Contudo, a participação na guerra expôs um paradoxo incontornável: combatia-se o fascismo na Europa enquanto se vivia sob um regime autoritário em casa. Essa contradição corroeu a legitimidade do Estado Novo e alimentou as pressões internas pela redemocratização. O discurso oficial já não conseguia sustentar a coerência entre prática e retórica.
As contradições do regime, aliás, são centrais para compreendê-lo. Vargas foi ditador que perseguiu opositores, mas também o estadista que institucionalizou direitos trabalhistas. Essa dualidade, frequentemente descrita como populismo, fazia parte de uma estratégia deliberada: conceder benefícios sociais em troca de fidelidade política. O Estado tornava-se tutor dos trabalhadores, reforçando a lógica paternalista.
A historiografia mostra que tais concessões eram instrumentos de controle. Sindicatos foram submetidos ao Ministério do Trabalho, e greves proibidas.¹⁵ O discurso da cidadania social escondia a ausência de cidadania política. O Estado Novo não permitia autonomia, mas subordinação. Esse arranjo, no entanto, consolidou o varguismo como referência para amplos setores da sociedade.
Em 1945, o contexto internacional de vitória dos Aliados contra o nazifascismo inviabilizava a continuidade do Estado Novo. Movimentos estudantis, setores militares e parte da imprensa pressionavam pela redemocratização. Vargas tentou resistir, inclusive incentivando a candidatura de Dutra, mas já não possuía o mesmo apoio político. Sua permanência tornou-se insustentável.
As Forças Armadas, que haviam sido pilar do regime, tornaram-se seu algoz. Em outubro de 1945, depuseram Vargas em um movimento quase sem resistência.¹⁶ A transição marcou o fim da ditadura e o início de um novo ciclo democrático. Vargas, contudo, não desapareceu: seu retorno em 1951 prova a resiliência do varguismo como força política.
O legado do Estado Novo permanece ambíguo. A CLT e o salário mínimo consolidaram direitos trabalhistas duradouros. Ao mesmo tempo, a cultura política autoritária reforçou a lógica de concentração e tutela do Estado sobre a sociedade.¹⁷ Essa herança dupla, de modernização e repressão, continua a influenciar a política brasileira até hoje.
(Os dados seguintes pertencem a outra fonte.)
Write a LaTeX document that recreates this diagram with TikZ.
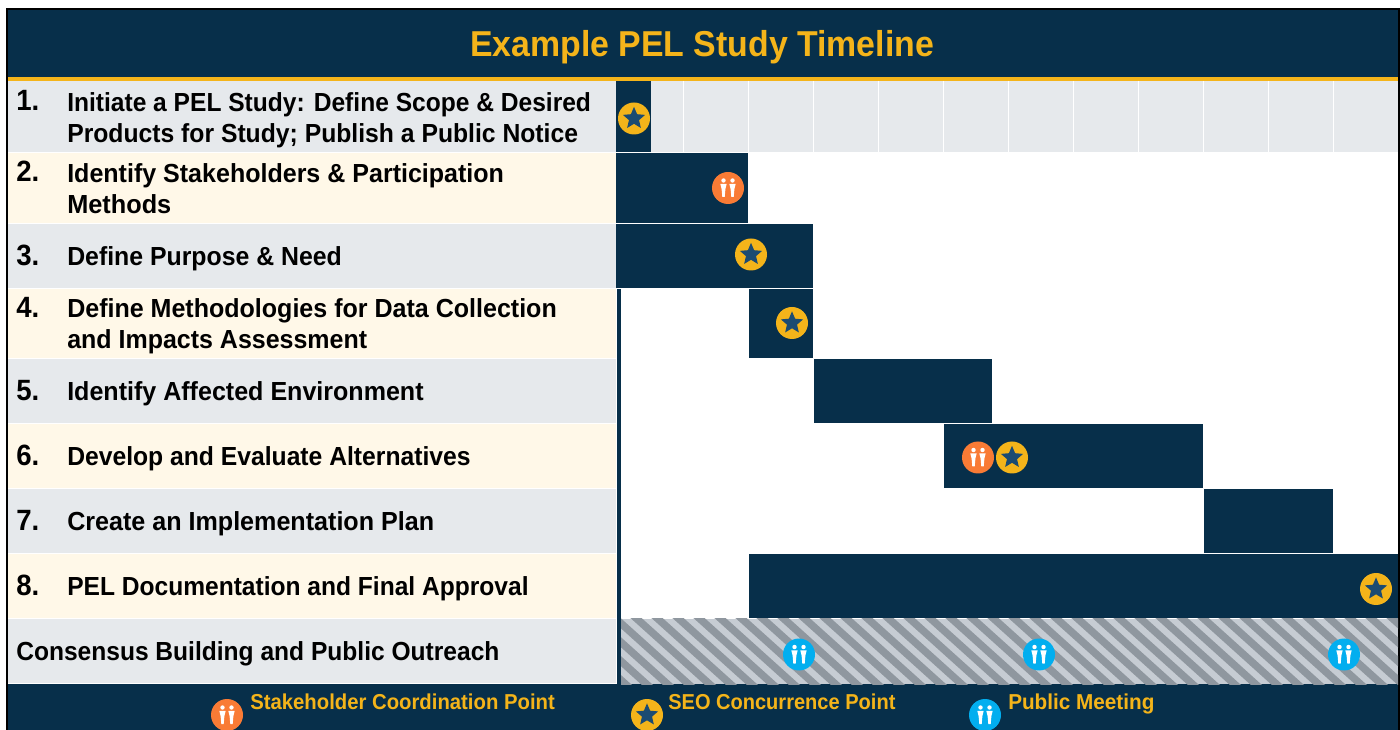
\documentclass[tikz,border=0pt]{standalone}
\usepackage{fontspec}
\usepackage{graphicx}
\setmainfont[FakeStretch=0.94]{Liberation Sans}
\usetikzlibrary{shapes.geometric}
\definecolor{navy}{HTML}{072F4A}
\definecolor{gold}{HTML}{F4B41A}
\definecolor{rowgrey}{HTML}{E6E9EC}
\definecolor{rowcream}{HTML}{FFF8E8}
\definecolor{starblue}{HTML}{1B4B72}
\definecolor{orangec}{HTML}{F97B35}
\definecolor{bluec}{HTML}{02AEEF}
\definecolor{hatchlight}{HTML}{C6CCD3}
\definecolor{hatchdark}{HTML}{8F979F}
\tikzset{
  x=0.75pt,y=-0.75pt,
  num/.style={font=\fontsize{22pt}{23pt}\selectfont\bfseries,anchor=base west,text=black,inner sep=0pt},
  lab/.style={font=\fontsize{19.6pt}{23.5pt}\selectfont\bfseries,anchor=base west,align=left,text=black,inner sep=0pt},
  leg/.style={font=\fontsize{16.2pt}{18pt}\selectfont\bfseries,anchor=base west,text=gold,inner sep=0pt},
  disc/.style={circle,minimum size=24pt,inner sep=0pt},
  sdisc/.style={disc,fill=gold},
  pin/.style={star,star points=5,star point ratio=2.2,minimum size=17.5pt,inner sep=0pt,fill=starblue},
}
\newcommand{\sx}[2]{\scalebox{#1}[1]{#2}}
\newcommand{\seo}[3]{\node[sdisc] (#1) at (#2,#3) {};\node[pin] at (#1.center) {};}
\newcommand{\person}[2]{%
  \fill[white] (#1,#2-7.5) circle[radius=2.2];
  \fill[white] (#1-3.2,#2-4.2) -- (#1+3.2,#2-4.2) -- (#1+1.9,#2+1) -- (#1+1.2,#2+9) -- (#1-1.2,#2+9) -- (#1-1.9,#2+1) -- cycle;}
\newcommand{\people}[4]{\node[disc,fill=#2] (#1) at (#3,#4) {};\person{#3-4.5}{#4}\person{#3+4.5}{#4}}
\begin{document}
\begin{tikzpicture}
\useasboundingbox (0,0) rectangle (1400,730);
\fill[white] (0,0) rectangle (1400,730);
% frame and title
\fill[navy] (6,8) rectangle (1399,730);
\draw[black,line width=1.5pt] (7,730) -- (7,9) -- (1399,9) -- (1399,730);
\fill[navy] (8,10) rectangle (1398,77);
\fill[gold] (8,77) rectangle (1398,81);
\node[font=\fontsize{27pt}{30pt}\selectfont\bfseries,text=gold,inner sep=0pt,anchor=base] (title) at (702,56.5) {Example PEL Study Timeline};
% rows
\fill[white] (8,81) rectangle (1398,684);
\fill[rowgrey] (8,81) rectangle (1398,152);
\fill[rowcream] (8,153) rectangle (616,223);
\fill[rowgrey] (8,224) rectangle (616,288);
\fill[rowcream] (8,289) rectangle (616,358);
\fill[rowgrey] (8,359) rectangle (616,423);
\fill[rowcream] (8,424) rectangle (616,488);
\fill[rowgrey] (8,489) rectangle (616,553);
\fill[rowcream] (8,554) rectangle (616,618);
\fill[rowgrey] (8,619) rectangle (616,683);
% grid in row 1
\foreach \gx in {683,748,...,1333} \draw[white,line width=0.75pt] (\gx,81) -- (\gx,152);
% bars
\fill[navy] (616,81) rectangle (651,152);
\fill[navy] (616,153) rectangle (748,223);
\fill[navy] (616,224) rectangle (813,288);
\fill[navy] (616.5,289) rectangle (621,684);
\fill[navy] (749,289) rectangle (813,358);
\fill[navy] (814,359) rectangle (992,423);
\fill[navy] (944,424) rectangle (1203,488);
\fill[navy] (1204,489) rectangle (1333,553);
\fill[navy] (749,554) rectangle (1398,618);
% hatch
\begin{scope}
\clip (621,619) rectangle (1398,684);
\fill[hatchlight] (621,619) rectangle (1398,684);
\foreach \k in {-6,...,40}
  \draw[hatchdark,line width=5.6pt] ({626+21*\k},609) -- ({726+21*\k},699);
\end{scope}
% labels
\node[num] (n1) at (16,110.5) {1.};
\node[num] (n2) at (16,181.5) {2.};
\node[num] (n3) at (16,265.5) {3.};
\node[num] (n4) at (16,317.5) {4.};
\node[num] (n5) at (16,400.5) {5.};
\node[num] (n6) at (16,465.5) {6.};
\node[num] (n7) at (16,530.5) {7.};
\node[num] (n8) at (16,595.5) {8.};
\node[lab] (l1) at (67,143) {Initiate a PEL Study: Define Scope \& Desired\\\sx{1.006}{Products for Study; Publish a Public Notice}};
\node[lab] (l2) at (67,214) {\sx{1.019}{Identify Stakeholders \& Participation}\\\sx{1.03}{Methods}};
\node[lab] (l3) at (67,266) {\sx{1.011}{Define Purpose \& Need}};
\node[lab] (l4) at (67,349) {\sx{1.019}{Define Methodologies for Data Collection}\\\sx{1.017}{and Impacts Assessment}};
\node[lab] (l5) at (67,401) {\sx{1.02}{Identify Affected Environment}};
\node[lab] (l6) at (67,466) {\sx{1.005}{Develop and Evaluate Alternatives}};
\node[lab] (l7) at (67,531) {\sx{1.022}{Create an Implementation Plan}};
\node[lab] (l8) at (67,596) {PEL Documentation and Final Approval};
\node[lab] (l9) at (16,661) {Consensus Building and Public Outreach};
% icons
\seo{s1}{634}{118.5}
\people{p1}{orangec}{728}{188}
\seo{s2}{751}{254.5}
\seo{s3}{792}{323}
\people{p2}{orangec}{978}{457.5}
\seo{s4}{1012}{457.5}
\seo{s5}{1376}{589}
\people{b1}{bluec}{799}{654.5}
\people{b2}{bluec}{1039}{654.5}
\people{b3}{bluec}{1344}{654.5}
% legend
\people{lp}{orangec}{227}{715}
\node[leg] (t1) at (250,709) {Stakeholder Coordination Point};
\seo{ls}{647}{715}
\node[leg] (t2) at (668,709) {\sx{0.987}{SEO Concurrence Point}};
\people{lb}{bluec}{985}{715}
\node[leg] (t3) at (1008,709) {\sx{1.02}{Public Meeting}};
\end{tikzpicture}
\end{document}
O Estado Novo, portanto, não deve ser interpretado de forma maniqueísta. Foi ditadura que reprimiu, mas também governo que modernizou. Populismo e autoritarismo coexistiram, compondo um regime paradoxal. Sua análise demanda uma perspectiva crítica, capaz de reconhecer as complexidades de um período que moldou, de maneira profunda, a trajetória política e social do Brasil contemporâneo.